**Material provided**
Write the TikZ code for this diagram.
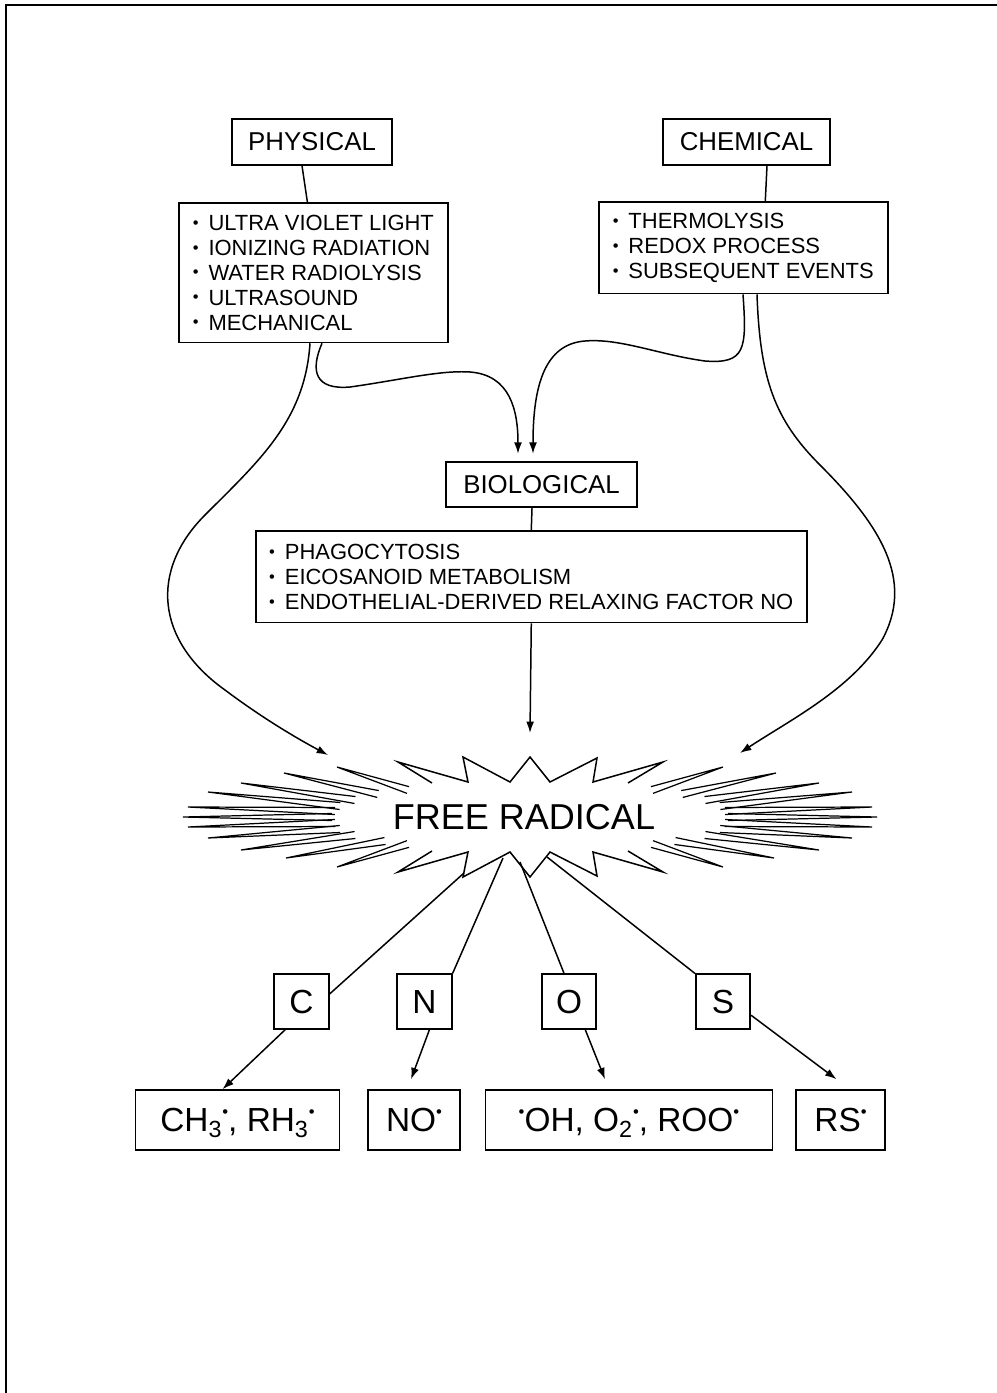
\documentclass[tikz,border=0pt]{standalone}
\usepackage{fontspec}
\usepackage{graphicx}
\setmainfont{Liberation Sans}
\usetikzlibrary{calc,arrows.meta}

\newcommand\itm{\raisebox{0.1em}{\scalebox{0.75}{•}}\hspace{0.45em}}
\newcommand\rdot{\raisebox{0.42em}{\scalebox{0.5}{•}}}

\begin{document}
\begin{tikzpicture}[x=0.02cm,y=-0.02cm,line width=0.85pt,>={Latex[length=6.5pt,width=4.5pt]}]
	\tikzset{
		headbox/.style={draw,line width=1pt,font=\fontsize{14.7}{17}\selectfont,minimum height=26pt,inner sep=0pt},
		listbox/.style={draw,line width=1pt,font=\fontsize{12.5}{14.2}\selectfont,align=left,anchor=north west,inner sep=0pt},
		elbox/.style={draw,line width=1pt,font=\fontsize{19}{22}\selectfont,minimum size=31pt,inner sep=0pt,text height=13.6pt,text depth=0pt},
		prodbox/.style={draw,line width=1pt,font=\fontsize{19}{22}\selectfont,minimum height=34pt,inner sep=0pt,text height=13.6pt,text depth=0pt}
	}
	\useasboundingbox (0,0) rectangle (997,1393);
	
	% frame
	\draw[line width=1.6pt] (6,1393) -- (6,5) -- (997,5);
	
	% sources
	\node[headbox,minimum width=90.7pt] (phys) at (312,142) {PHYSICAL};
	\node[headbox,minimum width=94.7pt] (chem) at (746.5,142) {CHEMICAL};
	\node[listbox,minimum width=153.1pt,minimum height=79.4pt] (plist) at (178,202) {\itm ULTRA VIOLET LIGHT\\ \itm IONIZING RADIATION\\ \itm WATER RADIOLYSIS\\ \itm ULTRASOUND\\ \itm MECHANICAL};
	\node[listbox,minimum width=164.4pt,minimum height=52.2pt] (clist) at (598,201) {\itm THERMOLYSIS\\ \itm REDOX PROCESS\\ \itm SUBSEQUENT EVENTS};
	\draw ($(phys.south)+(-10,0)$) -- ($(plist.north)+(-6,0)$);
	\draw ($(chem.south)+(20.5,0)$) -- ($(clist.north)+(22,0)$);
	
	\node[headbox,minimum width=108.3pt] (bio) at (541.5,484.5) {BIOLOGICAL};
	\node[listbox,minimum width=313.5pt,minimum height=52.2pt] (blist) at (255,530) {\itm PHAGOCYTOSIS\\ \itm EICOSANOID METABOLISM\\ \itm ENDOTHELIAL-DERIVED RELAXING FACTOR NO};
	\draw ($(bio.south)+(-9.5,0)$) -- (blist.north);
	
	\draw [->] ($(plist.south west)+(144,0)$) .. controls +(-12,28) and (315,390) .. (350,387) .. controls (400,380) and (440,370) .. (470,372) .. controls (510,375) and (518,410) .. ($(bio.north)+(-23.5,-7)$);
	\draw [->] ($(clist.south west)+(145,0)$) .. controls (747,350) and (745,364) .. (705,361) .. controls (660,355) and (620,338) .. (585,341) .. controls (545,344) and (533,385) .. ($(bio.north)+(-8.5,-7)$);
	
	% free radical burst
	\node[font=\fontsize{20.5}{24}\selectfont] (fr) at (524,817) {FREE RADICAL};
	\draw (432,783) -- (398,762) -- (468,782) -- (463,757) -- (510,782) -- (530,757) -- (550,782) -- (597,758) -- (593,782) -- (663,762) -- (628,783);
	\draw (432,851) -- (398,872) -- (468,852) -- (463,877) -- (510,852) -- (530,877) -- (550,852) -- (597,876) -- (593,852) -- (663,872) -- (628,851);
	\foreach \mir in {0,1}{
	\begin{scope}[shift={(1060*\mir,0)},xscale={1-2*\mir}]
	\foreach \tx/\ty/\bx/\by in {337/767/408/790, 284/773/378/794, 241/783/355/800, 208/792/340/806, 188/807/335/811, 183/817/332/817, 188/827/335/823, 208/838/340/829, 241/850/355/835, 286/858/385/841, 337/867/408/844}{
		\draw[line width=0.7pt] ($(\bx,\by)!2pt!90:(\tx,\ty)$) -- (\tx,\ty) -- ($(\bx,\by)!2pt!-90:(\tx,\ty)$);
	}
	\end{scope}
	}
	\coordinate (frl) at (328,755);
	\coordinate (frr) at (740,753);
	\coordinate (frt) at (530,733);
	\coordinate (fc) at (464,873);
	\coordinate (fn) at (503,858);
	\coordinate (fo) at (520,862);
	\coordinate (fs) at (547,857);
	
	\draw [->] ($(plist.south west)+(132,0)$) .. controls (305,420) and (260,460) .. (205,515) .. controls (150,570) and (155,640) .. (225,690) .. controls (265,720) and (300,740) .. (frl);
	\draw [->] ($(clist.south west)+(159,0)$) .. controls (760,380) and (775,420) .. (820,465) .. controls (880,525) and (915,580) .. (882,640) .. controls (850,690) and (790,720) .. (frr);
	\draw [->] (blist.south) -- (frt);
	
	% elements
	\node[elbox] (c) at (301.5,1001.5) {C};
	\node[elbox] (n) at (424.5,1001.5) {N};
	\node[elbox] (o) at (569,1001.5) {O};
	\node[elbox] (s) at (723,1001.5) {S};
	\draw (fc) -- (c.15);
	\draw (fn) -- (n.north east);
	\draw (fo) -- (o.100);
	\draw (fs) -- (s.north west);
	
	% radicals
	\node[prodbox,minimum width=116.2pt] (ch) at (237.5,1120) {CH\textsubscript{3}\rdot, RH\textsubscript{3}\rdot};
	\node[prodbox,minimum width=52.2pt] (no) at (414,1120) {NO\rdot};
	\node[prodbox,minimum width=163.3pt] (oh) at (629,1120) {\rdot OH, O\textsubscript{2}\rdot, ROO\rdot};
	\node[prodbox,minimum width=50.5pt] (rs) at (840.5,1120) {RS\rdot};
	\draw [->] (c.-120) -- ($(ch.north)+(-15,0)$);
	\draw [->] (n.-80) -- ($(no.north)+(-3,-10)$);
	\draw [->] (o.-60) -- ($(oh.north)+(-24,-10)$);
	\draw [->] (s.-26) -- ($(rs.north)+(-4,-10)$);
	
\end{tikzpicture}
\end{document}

**Problem description**
Repeat only the lines between the start of the data and the line with "($(bio.south)+(-9.5,0)$) -- (blist.north);", including those two lines, and skip the pictures.

**Correct answer**
Write the TikZ code for this diagram.
\documentclass[tikz,border=0pt]{standalone}
\usepackage{fontspec}
\usepackage{graphicx}
\setmainfont{Liberation Sans}
\usetikzlibrary{calc,arrows.meta}

\newcommand\itm{\raisebox{0.1em}{\scalebox{0.75}{•}}\hspace{0.45em}}
\newcommand\rdot{\raisebox{0.42em}{\scalebox{0.5}{•}}}

\begin{document}
\begin{tikzpicture}[x=0.02cm,y=-0.02cm,line width=0.85pt,>={Latex[length=6.5pt,width=4.5pt]}]
	\tikzset{
		headbox/.style={draw,line width=1pt,font=\fontsize{14.7}{17}\selectfont,minimum height=26pt,inner sep=0pt},
		listbox/.style={draw,line width=1pt,font=\fontsize{12.5}{14.2}\selectfont,align=left,anchor=north west,inner sep=0pt},
		elbox/.style={draw,line width=1pt,font=\fontsize{19}{22}\selectfont,minimum size=31pt,inner sep=0pt,text height=13.6pt,text depth=0pt},
		prodbox/.style={draw,line width=1pt,font=\fontsize{19}{22}\selectfont,minimum height=34pt,inner sep=0pt,text height=13.6pt,text depth=0pt}
	}
	\useasboundingbox (0,0) rectangle (997,1393);
	
	% frame
	\draw[line width=1.6pt] (6,1393) -- (6,5) -- (997,5);
	
	% sources
	\node[headbox,minimum width=90.7pt] (phys) at (312,142) {PHYSICAL};
	\node[headbox,minimum width=94.7pt] (chem) at (746.5,142) {CHEMICAL};
	\node[listbox,minimum width=153.1pt,minimum height=79.4pt] (plist) at (178,202) {\itm ULTRA VIOLET LIGHT\\ \itm IONIZING RADIATION\\ \itm WATER RADIOLYSIS\\ \itm ULTRASOUND\\ \itm MECHANICAL};
	\node[listbox,minimum width=164.4pt,minimum height=52.2pt] (clist) at (598,201) {\itm THERMOLYSIS\\ \itm REDOX PROCESS\\ \itm SUBSEQUENT EVENTS};
	\draw ($(phys.south)+(-10,0)$) -- ($(plist.north)+(-6,0)$);
	\draw ($(chem.south)+(20.5,0)$) -- ($(clist.north)+(22,0)$);
	
	\node[headbox,minimum width=108.3pt] (bio) at (541.5,484.5) {BIOLOGICAL};
	\node[listbox,minimum width=313.5pt,minimum height=52.2pt] (blist) at (255,530) {\itm PHAGOCYTOSIS\\ \itm EICOSANOID METABOLISM\\ \itm ENDOTHELIAL-DERIVED RELAXING FACTOR NO};
	\draw ($(bio.south)+(-9.5,0)$) -- (blist.north);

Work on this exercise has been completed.